As is the case with the Web, the revolt quickly began to spread to other sites, notably Google, quickly becoming one of the most active links in the history of the blogosphere. Most of the big sites responded as you might expect: both Digg and Google, having received a cease and desist order from the consortium, quickly moved to block all postings of the secret code. At Digg, the hard-core Diggers howled in betrayal. Some even had the nerve -- especially in light of their consistent censorship of political viewpoints different from their own -- to wrap themselves in the mantle of the First Amendment. Within a few hours, the number of postings complaining about Digg's censorship approached that of the code-breakers.

And then the most extraordinary thing happened: at 9 p.m, Tuesday night, Digg founder Kevin Rose posted a message (headlined with the secret code!) saying the following:

"In building and shaping the site I've always tried to stay as hands on as possible. We've always given site moderation (digging/burying) power to the community. Occasionally we step in to remove stories that violate our terms of use (eg. linking to pornography, illegal downloads, racial hate sites, etc.). So today was a difficult day for us. We had to decide whether to remove stories containing a single code based on a cease and desist declaration. We had to make a call, and in our desire to avoid a scenario where Digg would be interrupted or shut down, we decided to comply and remove the stories with the code.

"But now, after seeing hundreds of stories and reading thousands of comments, you've made it clear. You'd rather see Digg go down fighting than bow down to a bigger company. We hear you, and effective immediately we won't delete stories or comments containing the code and will deal with whatever the consequences might be.

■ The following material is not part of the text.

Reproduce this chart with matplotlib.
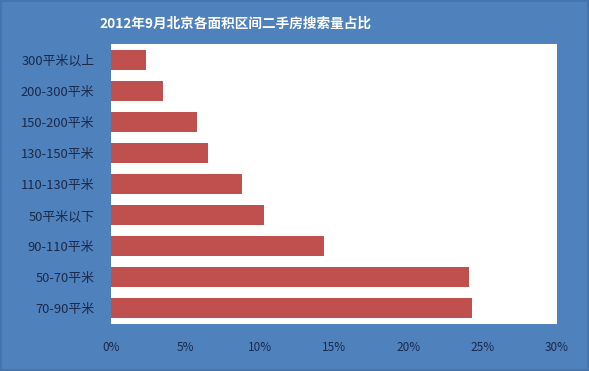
import matplotlib
matplotlib.use("Agg")
import matplotlib.pyplot as plt
from matplotlib.ticker import FuncFormatter

plt.rcParams['font.family'] = ['Noto Sans CJK SC', 'DejaVu Sans']

# data, top to bottom as shown
categories = ["300平米以上", "200-300平米", "150-200平米", "130-150平米", "110-130平米",
              "50平米以下", "90-110平米", "50-70平米", "70-90平米"]
shares = [2.35, 3.5, 5.8, 6.5, 8.8, 10.3, 14.3, 24.1, 24.3]
x_ticks = [0, 5, 10, 15, 20, 25, 30]
title = "2012年9月北京各面积区间二手房搜索量占比"

bg = "#4F81BD"
bar_col = "#C0504D"
txt_col = "#1A2A4A"

fig = plt.figure(figsize=(5.89, 3.71), dpi=100)
fig.patch.set_facecolor(bg)
fig.patch.set_edgecolor("#4675AE")
fig.patch.set_linewidth(1.5)

ax = fig.add_axes([111/589, 1 - 324/371, (557-111)/589, (324-44)/371])
ax.set_facecolor("white")

y = list(range(len(categories)))[::-1]
ax.barh(y, shares, height=0.64, color=bar_col)

ax.set_xlim(0, 30)
ax.set_ylim(-0.5, len(categories) - 0.5)
ax.set_yticks(y)
ax.set_yticklabels(categories, fontsize=9.3, color=txt_col)
ax.set_xticks(x_ticks)
ax.xaxis.set_major_formatter(FuncFormatter(lambda v, p: "%d%%" % v))
for lab in ax.get_xticklabels():
    lab.set_fontsize(8.5)
    lab.set_color(txt_col)
ax.tick_params(axis='y', length=0, pad=12)
ax.tick_params(axis='x', length=0, pad=12)
for s in ax.spines.values():
    s.set_visible(False)

fig.text(235/589, 1 - 24/371, title, color="white", fontsize=9.8,
         fontweight="bold", ha="center", va="center")

fig.savefig("out.png", dpi=100, facecolor=fig.get_facecolor(), edgecolor=fig.get_edgecolor())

"If we lose, then what the hell, at least we died trying."

In other words, Digg was willing to block porn and hate sites, but was perfectly willing to violate trade secrets if its users said so.

It was a breathtaking abrogation of responsibility by a person in a position of authority. If you sign up to be sheriff, and are rewarded handsomely for doing so, then your job when the howling mob shows up outside the jail is defend the prisoner under attack, even if you despise him. At the very least, you run away and accept the shame of your cowardice. But the one thing you don't ever do is join the mob knocking down the jailhouse door.

And that is exactly what Kevin Rose did. Rather than maturely endure the momentary anger of his community, he instead caved in the most craven manner possible. With a certain justice, all that this gutless move managed to do was earn Rose even more contempt for being two-faced and spineless.

Not All Information Is Equal

And it may soon earn him even more. It is one thing for anonymous posters to violate the law and broadcast trade secrets to the general public. The venue on which this lawlessness occurred can always claim -- as Google and others will do -- that they made a good faith effort to stop the criminal activity. But Kevin Rose and Digg won't have that defense -- not when they abandoned any attempt to curb the behavior … and, in short order, actively embraced it.